Zumindest dann nicht, wenn man kritischer Journalist, Schriftsteller
und Andersdenkender ist. Oder Bundesaußenminister. Die
selbstherrlichen Attacken, die der Mann vom Bosporus angesichts des
Falls Akhanli gegen Sigmar Gabriel gefahren hat, sind an
Überheblichkeit kaum zu überbieten. Das ist zugleich politischer
Kampf auf Kindergartenniveau. Aber leider nicht nur lächerlich,
sondern auch brandgefährlich. Weil Erdogan damit die Stimmung inner-
und außerhalb seines Landes gegen die deutsche Politik und ihre
Vertreter weiter aufheizt. Er legt die Axt ans friedliche Miteinander
hierzulande. Doch Obacht: Das ist die klassische Strategie von
Autokraten. Um vor allem innenpolitisch ihre Macht zu sichern,
konstruieren sie äußere Gegner und Feindbilder, werden Konflikte mit
anderen immer wieder neu geschürt. Man kann nur hoffen, dass
möglichst wenige Menschen Erdogan auf den Leim gehen. Sicher darf man
sich da jedoch nicht sein. Der Fall Akhanli zeigt darüber hinaus
erneut, dass Erdogan im wahrsten Sinne des Wortes keine Grenzen kennt
– oder sie bewusst verletzt. Erinnert sei nur daran, dass der
Präsident ja auch schon seine Spione losgeschickt haben soll, um
vermeintlich kritische Landsleute in Deutschland auszuforschen. Eine
Dreistigkeit. Und aus fadenscheinigen Gründen sitzen in den
türkischen Gefängnissen immer noch der deutsch-türkische Journalist
Deniz Yücel und der Menschenrechtler Peter Steudtner in Haft, dazu
noch einige andere, die bei allen Bemühungen um Freilassung nicht
vergessen werden dürfen. Sie sind alle Geiseln des Präsidenten. Die
Liste der Einmischungen Erdogans und seiner unverfrorenen Attacken
ist also lang. Und sie wird länger werden, wenn die Bundesregierung
sich nicht noch stärker gegen Ankara wehrt. Außenminister Gabriel hat
unlängst angekündigt, die Hermes-Bürgschaften für Türkei-Geschäfte –
mit denen der Staat Auslandsgeschäfte von Unternehmen gegen Ausfälle
absichert – zu überprüfen. Das reicht nun nicht mehr aus. Jetzt muss
die Regierung auch entstprechend handeln, weil allein
wirtschaftlicher Druck helfen kann, Erdogan ein wenig zur Besinnung
zu bringen. Europa ist da zugleich gefordert.
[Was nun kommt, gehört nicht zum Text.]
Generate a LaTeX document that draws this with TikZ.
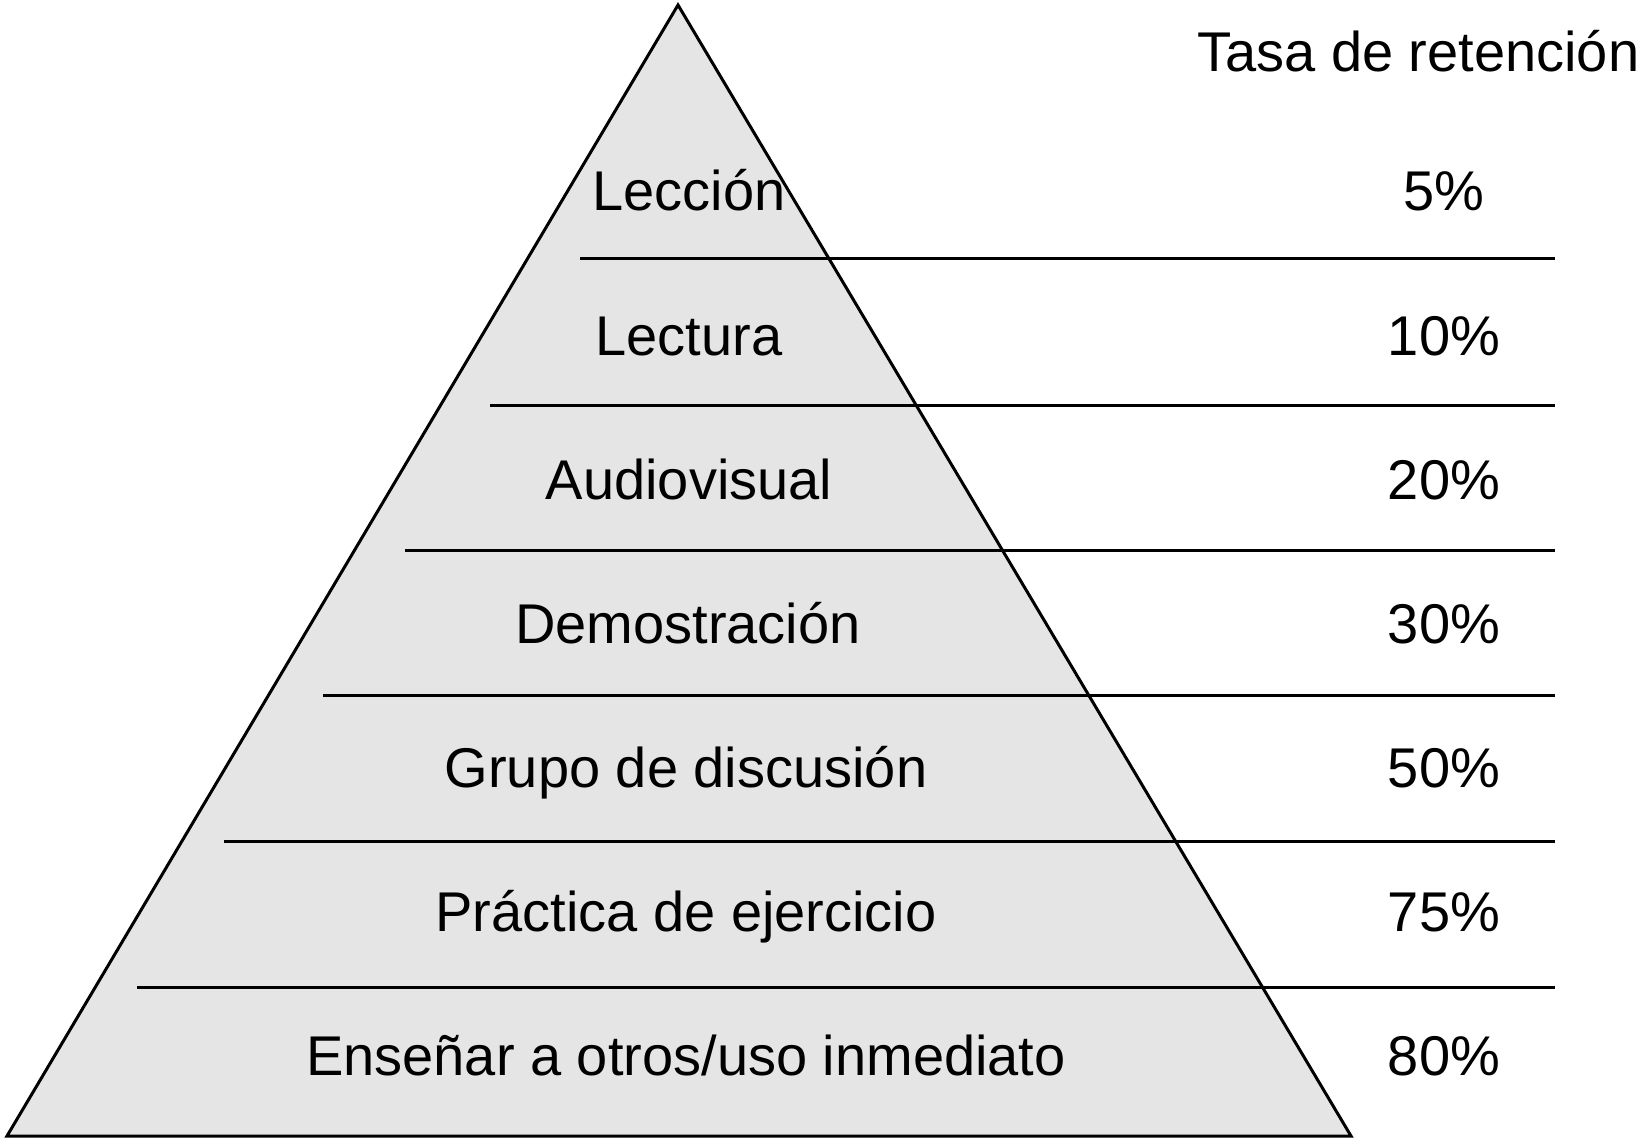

Wenn Ankara also
europäische Abkommen dazu nutzt, unliebsame Kritiker zu verfolgen,
dann müssen diese eingegangenen Kooperationen schleunigst beendet
werden. Damit sich ein Fall Akhanli nicht wiederholt. Doch dazu muss
Europa mehr an einem Strang ziehen. In der Türkei-Frage scheint das
nicht immer der Fall zu sein. Zumindest reagiert Brüssel gerne laut,
aber dann leider nur halbherzig. Auch dies muss sich zügig ändern.